The court of appeals concluded that any issue regarding the sealed notice was largely beside the point, as the State failed to allege the non-statutory aggravating factor in the indictment. Any conflict between the public nature of the indictment and the confidentiality law could have been resolved by sealing the indictment—like the State did with the 30-day notice. Id. at 326 (“It is perplexing to this Court that the State obtained permission from the trial court to file notice of its intent to pursue an aggravating factor under seal but did not attempt to do so for the indictment.”).

Charge conference. When there is to be a trial on an aggravating factor, the trial court must conduct a charge conference on the jury instructions related to the factor. G.S. 15A-1231. That requirement applies to aggravating factors just as it applies to the instructions on the substantive criminal charge. State v. Hill, __ N.C. App. __, 760 S.E.2d 85 (2015). If aggravating factors are not addressed at the charge conference held before the guilt-innocence phase of the trial, the trial court must hold a separate charge conference before instructing the jury during the sentencing phase. Id. at 89–90.

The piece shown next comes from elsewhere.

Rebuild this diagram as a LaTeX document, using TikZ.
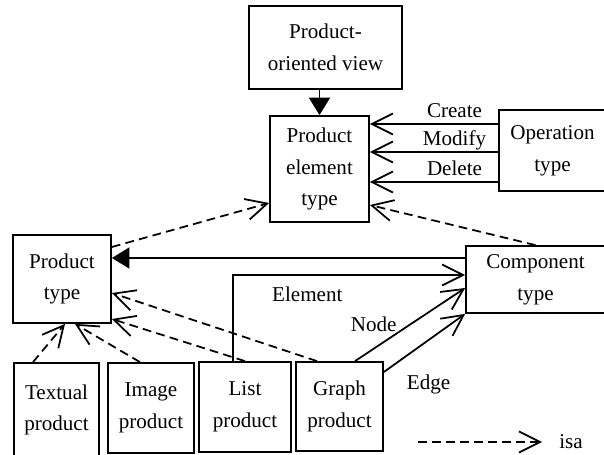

To comply fully with G.S. 15A-1231, the trial court must, at the charge conference, inform counsel of the instructions that it will provide the jury on the alleged aggravating factors. In State v. Houser, __ N.C. App. __, 768 S.E.2d 626 (2015), the trial judge had a colloquy with counsel that she referred to as a “charge conference,” during which she reviewed the specific factors alleged and gave counsel a general opportunity to be heard. Nevertheless, the court of appeals concluded that the conference was not up to snuff, because it “failed to inform counsel of the instructions that it would provide the jury.” Id. at 636. Ultimately the error was deemed non-prejudicial, but the opinion provides a helpful summary of the proper procedure for future cases.